Professor Heuschling weist aber darauf hin, dass in keinem öffentlich zugänglichen Text festgeschrieben ist, nach welchen Kriterien der Großherzog und damit wohl auch die Regierung über die Eheschließung des Thronfolgers entscheiden. Im Gegensatz zu allen anderen Ländern sei die Ausübung dieses Vorrechts von Geheimnis umgeben.
Aber selbst wenn die Kriterien nicht öffentlich sind, kann man sie für eine sehr konservative und tiefkatholische, ihr eigenes Fürstenrecht unterhaltene Monarchie wie die luxemburgische leicht erraten: Darf eine Erbgroßherzogin jüdisch sein? Oder schwarzhäutig? Darf sie einen freizügigen Lebenswandel führen? Darf sie vorbestraft sein? Darf nach der angekündigten Einführung der Homoehe ein Erbgroßherzog einen Erbgroßherzog heiraten? Darf eine Erbgroßherzogin gar arm sein? Darf eine Erbgroßherzogin für die Euthanasie sein? In jedem Fall stellt sich aber die Frage, wie weit eine Regierung die Anwendung solcher oder ähnlicher überholter und diskriminatorischer Kriterien gegenzeichnen und damit politisch legitimieren kann.

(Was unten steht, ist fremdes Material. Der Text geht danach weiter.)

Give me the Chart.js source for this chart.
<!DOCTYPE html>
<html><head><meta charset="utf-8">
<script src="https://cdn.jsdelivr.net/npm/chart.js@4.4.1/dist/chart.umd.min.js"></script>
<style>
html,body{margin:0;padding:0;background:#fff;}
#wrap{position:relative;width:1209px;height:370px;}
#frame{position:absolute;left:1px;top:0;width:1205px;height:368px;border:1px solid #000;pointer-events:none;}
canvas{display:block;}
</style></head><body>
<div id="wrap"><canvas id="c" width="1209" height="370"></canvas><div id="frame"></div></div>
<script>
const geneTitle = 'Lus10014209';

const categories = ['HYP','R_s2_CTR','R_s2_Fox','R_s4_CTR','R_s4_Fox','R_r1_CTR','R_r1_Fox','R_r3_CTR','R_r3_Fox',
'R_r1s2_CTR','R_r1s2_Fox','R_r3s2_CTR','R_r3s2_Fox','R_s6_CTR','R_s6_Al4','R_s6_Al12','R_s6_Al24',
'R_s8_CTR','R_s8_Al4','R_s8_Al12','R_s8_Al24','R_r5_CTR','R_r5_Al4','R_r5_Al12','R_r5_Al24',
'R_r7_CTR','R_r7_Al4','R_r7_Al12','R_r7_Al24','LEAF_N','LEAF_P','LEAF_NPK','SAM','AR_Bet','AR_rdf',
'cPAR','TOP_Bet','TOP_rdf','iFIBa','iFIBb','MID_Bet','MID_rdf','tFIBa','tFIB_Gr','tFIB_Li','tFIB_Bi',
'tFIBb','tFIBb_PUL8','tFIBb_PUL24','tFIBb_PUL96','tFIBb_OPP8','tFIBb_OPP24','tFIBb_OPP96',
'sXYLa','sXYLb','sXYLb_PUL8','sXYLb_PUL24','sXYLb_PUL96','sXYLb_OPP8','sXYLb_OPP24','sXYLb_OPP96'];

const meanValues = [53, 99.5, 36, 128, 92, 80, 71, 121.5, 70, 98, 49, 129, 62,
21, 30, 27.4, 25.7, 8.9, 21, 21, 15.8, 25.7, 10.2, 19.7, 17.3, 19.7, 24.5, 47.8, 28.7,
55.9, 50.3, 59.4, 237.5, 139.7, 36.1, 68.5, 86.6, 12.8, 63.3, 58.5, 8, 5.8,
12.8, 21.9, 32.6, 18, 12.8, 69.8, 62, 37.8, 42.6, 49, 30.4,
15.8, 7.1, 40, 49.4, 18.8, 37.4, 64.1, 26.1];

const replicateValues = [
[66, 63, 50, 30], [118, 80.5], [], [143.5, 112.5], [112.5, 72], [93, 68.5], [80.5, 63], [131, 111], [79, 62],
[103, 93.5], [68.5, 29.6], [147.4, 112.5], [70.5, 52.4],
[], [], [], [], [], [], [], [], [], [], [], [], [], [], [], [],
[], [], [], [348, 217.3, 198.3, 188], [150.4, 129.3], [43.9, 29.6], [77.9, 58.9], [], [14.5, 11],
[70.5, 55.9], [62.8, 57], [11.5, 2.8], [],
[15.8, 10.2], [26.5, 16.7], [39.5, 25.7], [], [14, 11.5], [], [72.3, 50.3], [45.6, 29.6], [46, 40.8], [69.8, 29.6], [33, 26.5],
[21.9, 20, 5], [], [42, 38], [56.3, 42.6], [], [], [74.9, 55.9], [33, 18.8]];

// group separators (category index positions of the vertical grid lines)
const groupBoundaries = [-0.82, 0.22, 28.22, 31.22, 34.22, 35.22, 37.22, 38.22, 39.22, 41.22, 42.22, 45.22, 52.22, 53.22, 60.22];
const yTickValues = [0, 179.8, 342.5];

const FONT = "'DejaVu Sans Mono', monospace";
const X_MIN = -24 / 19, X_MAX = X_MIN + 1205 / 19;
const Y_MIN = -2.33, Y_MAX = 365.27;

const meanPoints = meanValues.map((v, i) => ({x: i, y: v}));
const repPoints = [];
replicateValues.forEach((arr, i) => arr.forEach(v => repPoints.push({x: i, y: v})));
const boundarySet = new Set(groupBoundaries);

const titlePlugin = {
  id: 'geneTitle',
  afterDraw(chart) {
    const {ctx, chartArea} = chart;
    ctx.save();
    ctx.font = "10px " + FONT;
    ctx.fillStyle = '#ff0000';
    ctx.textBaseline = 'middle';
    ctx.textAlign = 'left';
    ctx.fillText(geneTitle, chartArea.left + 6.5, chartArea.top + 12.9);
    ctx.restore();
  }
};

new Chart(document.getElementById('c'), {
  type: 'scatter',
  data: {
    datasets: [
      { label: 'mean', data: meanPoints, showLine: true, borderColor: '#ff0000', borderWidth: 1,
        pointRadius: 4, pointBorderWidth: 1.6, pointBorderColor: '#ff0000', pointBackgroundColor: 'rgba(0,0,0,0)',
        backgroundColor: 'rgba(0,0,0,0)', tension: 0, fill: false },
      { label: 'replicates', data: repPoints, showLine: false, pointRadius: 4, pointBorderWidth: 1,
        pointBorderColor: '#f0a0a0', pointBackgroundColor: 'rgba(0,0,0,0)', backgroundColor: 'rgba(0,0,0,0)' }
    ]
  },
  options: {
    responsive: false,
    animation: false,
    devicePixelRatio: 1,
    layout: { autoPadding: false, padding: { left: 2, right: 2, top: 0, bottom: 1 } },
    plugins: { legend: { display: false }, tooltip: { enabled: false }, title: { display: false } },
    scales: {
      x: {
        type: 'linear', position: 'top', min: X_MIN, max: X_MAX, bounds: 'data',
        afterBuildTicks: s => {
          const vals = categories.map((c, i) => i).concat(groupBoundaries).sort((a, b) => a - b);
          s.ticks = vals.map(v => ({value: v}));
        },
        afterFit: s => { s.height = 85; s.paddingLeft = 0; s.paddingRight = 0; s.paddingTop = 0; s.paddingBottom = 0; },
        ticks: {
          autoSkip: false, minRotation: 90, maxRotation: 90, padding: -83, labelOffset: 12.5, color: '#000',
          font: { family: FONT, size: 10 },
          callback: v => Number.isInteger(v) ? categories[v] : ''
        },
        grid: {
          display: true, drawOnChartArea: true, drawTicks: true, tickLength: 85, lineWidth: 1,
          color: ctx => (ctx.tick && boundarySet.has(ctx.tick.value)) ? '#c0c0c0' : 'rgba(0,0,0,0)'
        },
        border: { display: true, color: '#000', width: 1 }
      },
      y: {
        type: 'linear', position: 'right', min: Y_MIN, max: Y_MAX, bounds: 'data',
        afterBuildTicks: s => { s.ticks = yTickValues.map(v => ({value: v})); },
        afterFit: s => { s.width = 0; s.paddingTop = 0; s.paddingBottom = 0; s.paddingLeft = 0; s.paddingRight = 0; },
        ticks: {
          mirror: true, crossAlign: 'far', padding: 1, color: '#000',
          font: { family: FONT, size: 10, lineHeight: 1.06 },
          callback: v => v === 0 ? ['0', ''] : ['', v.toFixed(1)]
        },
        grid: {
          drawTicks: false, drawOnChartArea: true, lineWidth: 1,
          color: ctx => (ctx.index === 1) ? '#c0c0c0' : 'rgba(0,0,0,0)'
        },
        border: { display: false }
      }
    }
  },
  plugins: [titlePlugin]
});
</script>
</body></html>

Heuschling fragt aber auch, ob es eine Appellinstanz gegen die Entscheidung des Großherzogs und damit der Regierung gibt. Würde sich die Regierung zu ihrer Gegenzeichnung bekennen, hätte ein vom Großherzog abgewiesener Ehekandidat das Recht, vor dem Verwaltungsgericht zu klagen. Doch selbst in dem als modern gepriesenen Entwurf zur geplanten großen Verfassungsreform, der das Staatsoberhaupt etwas dem okkulten Fürstenrecht entreißen soll, bleibt die Thronfolge auf die „direkten, natürlichen und legitimen Nachfahren“ beschränkt.